トランプ米大統領の「SNSを制限する大統領令」にテック企業猛反発 “中立的なプラットフォーム”のあり方とは?

トランプ大統領「SNS制限大統領令」に猛反発

 米国のドナルド・トランプ大統領は5月28日、ソーシャルメディアの規制に関する大統領令に署名した。これを受けて、テクノロジー大手各社が懸念を表明したことで、両者の間で緊張が高まっており、法廷闘争に発展することが確実視されている。

ソーシャルメディア独占企業の強大化は危険?

 トランプ大統領は「一握りのソーシャルメディア独占企業がアメリカのコミュニケーションを支配している。検閲、制限、編集、形成、隠匿、変更できる絶大な権限を持つ」と主張した。

 大統領令には「表現の自由を長きに渡り享受してきた国で、アメリカ人のインターネット上の言論を限られた数のオンラインプラットフォームが選別することは、あってはならない。この慣行は、非アメリカ的で、反民主主義的だ。強大なソーシャルメディア企業が、反対する意見を検閲すれば、危険な力を手にする」とも記されている。

 問題となっているのは「通信品位法230条」(Communications Decency Act. Section 230)。双方向型のインターネットサービス事業者は、第三者によって提供されたコンテンツに対し、一部の例外を除いて法的責任を負わないとするもので、現在のインターネットの隆盛に大きく寄与したと言われている。

 今回の事態に有識者は懸念を抱いている、と『CNN』は伝えている(参考:https://edition.cnn.com/2020/05/28/politics/trump-twitter-social-media-executive-order/index.html)。
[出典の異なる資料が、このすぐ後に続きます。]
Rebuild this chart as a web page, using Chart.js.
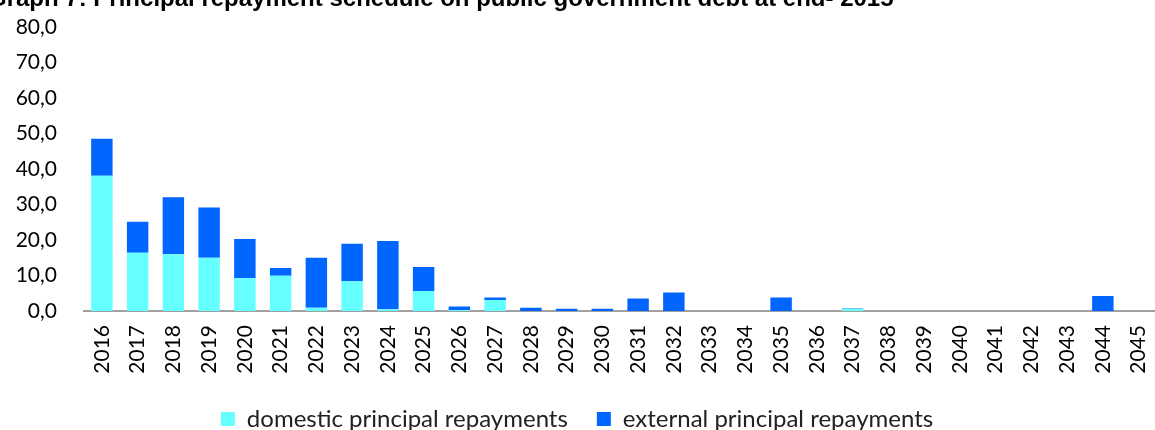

Twitterは真っ向から反論「インターネットの自由への脅威」

 Twitterは「この大統領命令は、画期的な法律に対する反動的で政治的なアプローチだ。通信品位法230条は、アメリカの革新と表現の自由を保護し、それは民主主義の価値観に支えられている。一方的にそれを損なうのは、オンラインの言論とインターネットの自由の未来を脅かす」とツイートしている。

 興味深いのは、両者とも「表現の自由」を正当性の拠り所にしていることだ。

 直接的な発端は、Twitterが「誤解を招く情報へのアプローチのアップデート」を行い、新たにラベルと警告メッセージを導入し、それがトランプ大統領のツイートにも適用されてしまったことだというのが、大方の見方だ。

 これまで、トランプ大統領の奇抜なツイートを大目に見ていたが、新型コロナウイルス感染症(COVID-19)に関するツイートが、専門家の認識と乖離した内容で物議を醸していた。

 Twitterはこれまでも、政治広告を原則的に禁止したりと、2020年の米国大統領選を控えるトランプ大統領に打撃を与えていたが、今回のアップデートがトランプ大統領にとっては決定的なものになった。

SNSは中立的なプラットフォーム? それとも視点を持ったエディター?

 Twitterのジャック・ドーシーCEOは「世界各地の選挙に関する不正確または論争となっている情報を引き続き指摘していく。その責任は、私達にある。これは、弊社が真実を決定するということではない。 私達の意図は、矛盾する発言の点をつなげて論争中の情報を示し、人々が自分自身で判断できるようにすることだ」 とツイートしている。

 トランプ大統領は「編集、ブラックリスト、シャドウバンという選択を行っているTwitterは、編集上の決定者だ。中立的なプラットフォームではなく、視点を持つエディターになっている」と強弁する。